I cleared some room on my desk and set to work, documenting the removal of hardware. There were four drives in the server. Based on the smell alone, I believed that all four drives were irrecoverable, but I had to prove it. Insurance would cover hardware replacement for the client, but we don’t make assumptions about the lifeblood, which is their data.
I want to stop here and talk about dust. Saskatchewan is dusty because it’s flat and there’s a lot of wind and open space. How windy? I have had metal garden furniture flying off my deck.
The server interior was so dusty that the canned air I used on it wasn’t enough. I had to use a static-free cloth to wipe down the components I removed.
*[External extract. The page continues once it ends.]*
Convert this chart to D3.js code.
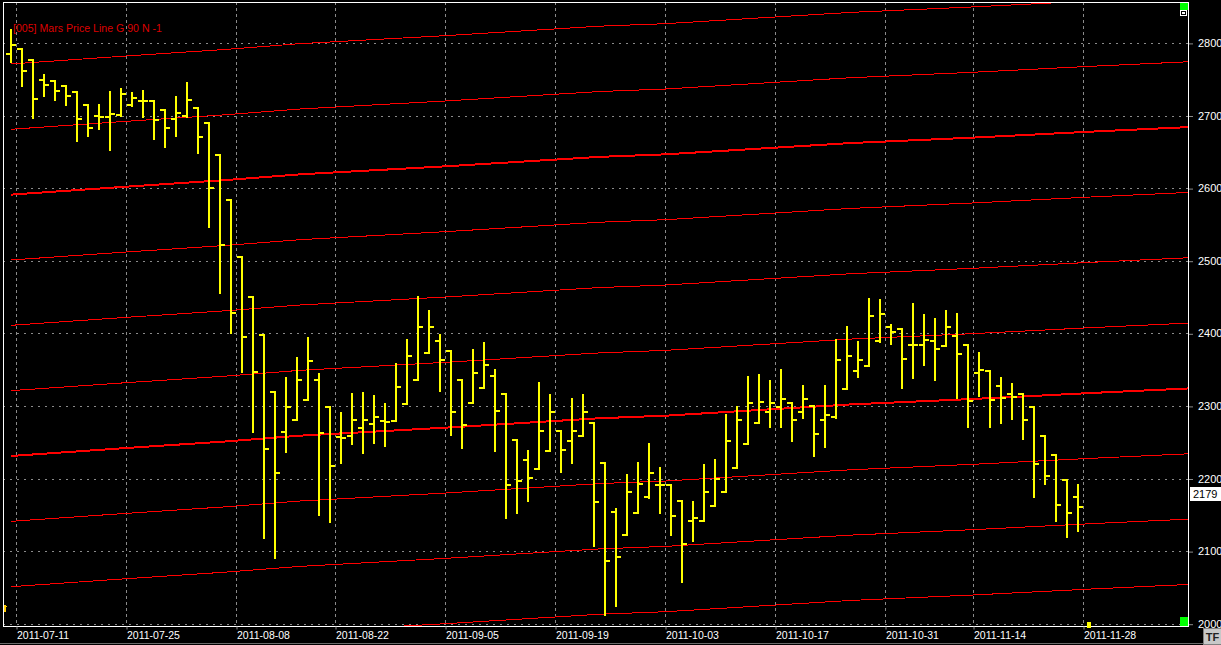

The first order of business was to clone the hard drives so that I could work off the clones to attempt data recovery. There was no way of knowing if they’d spin up, and I had no idea of knowing how they’d been configured. The server was not even starting up.
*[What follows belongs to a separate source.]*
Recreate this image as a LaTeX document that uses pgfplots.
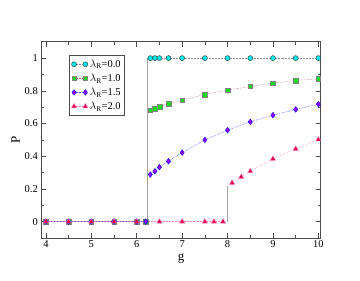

Once the drives were cloned, I replaced the power supply unit and plugged in the cloned drives to the motherboard, to see if I could at least establish the RAID configuration.
There was a warning that the RAID mirror was broken, which initially I thought was because I’d pulled the original drives, but the date didn’t match. The error was showing two months prior, long before we had been asked to look after this new client.
After acknowledging the error, I looked at the RAID configuration. Two separate RAID 1 mirrors, for a C: and D: drive. Well, that was some good news at least. If the drives were striped, my recovery options were close to zero. At least mirrored drives might have some opportunity to recover.
By now I had the cloned drives plugged in and configured in the same way as the originals, just updating the devices in the BIOS.
The server didn’t boot. No surprise there. I tried a few more combinations and nothing worked.
Then, I decided to try one of each drive, with no mirrors in place, and see what that did. After the third combination, the server started up.
Windows Small Business Server 2007. It said Safe Mode on it, but it was a running operating system.
And a login screen.
I logged in, expecting the worst. That’s exactly what I got. Files were missing or corrupt. SharePoint wasn’t working. Exchange Server wasn’t working. (Safe Mode, remember?) It was a mess.
Then I did what anyone would do in this situation (well, I’d do it again if I was in this situation). I turned it off, removed the cloned drives, and stuck the original drives back in, just with the new combination I’d discovered with the cloned drives.
It booted again. The drives spun. The Windows Safe Mode screen was still there, but it booted. I logged in, and stuff was there. It was there, but it was two months old.
Yup, I had managed to somehow get the degraded side of the RAID mirror working. Given the risks, I began a disk2vhd across the network, cloning the drive that way.
Once I had the data in a VHD, I did a full hardware and software check of the drives. The degraded mirror drives, the ones that failed two months prior, were fine. We had, effectively, a backup from two months prior.
There is a lot more to say about rebuilding an entire network because the Active Directory portion of the data was irrecoverable. And about how I extracted PSTs from the corrupt Exchange Server database. But that’s for a much later post. I still have flashbacks.
For the record, the new server and two weeks of my time to rebuild everything for the new client was not cheap. Amusingly, the backup hardware we had on backorder arrived during that first week.
I’m not a hero. I was lucky. The client treated me like a hero, but I was lucky. There was no good reason for this to have worked.
In my postmortem, I figured that the power supply unit had blown up, and taken the “good” side of each RAID mirror with it. I believe that the degraded drives were just lucky to not get nuked by the power spike (maybe the other drives took the brunt of it). There was still some obvious corruption though, which is probably what caused the mirror to degrade in the first place. Active Directory was gone, some email was gone (not to mention two months’ worth of new data).
Test your backups. Please.
- It was a plane, and I was about three months in town already.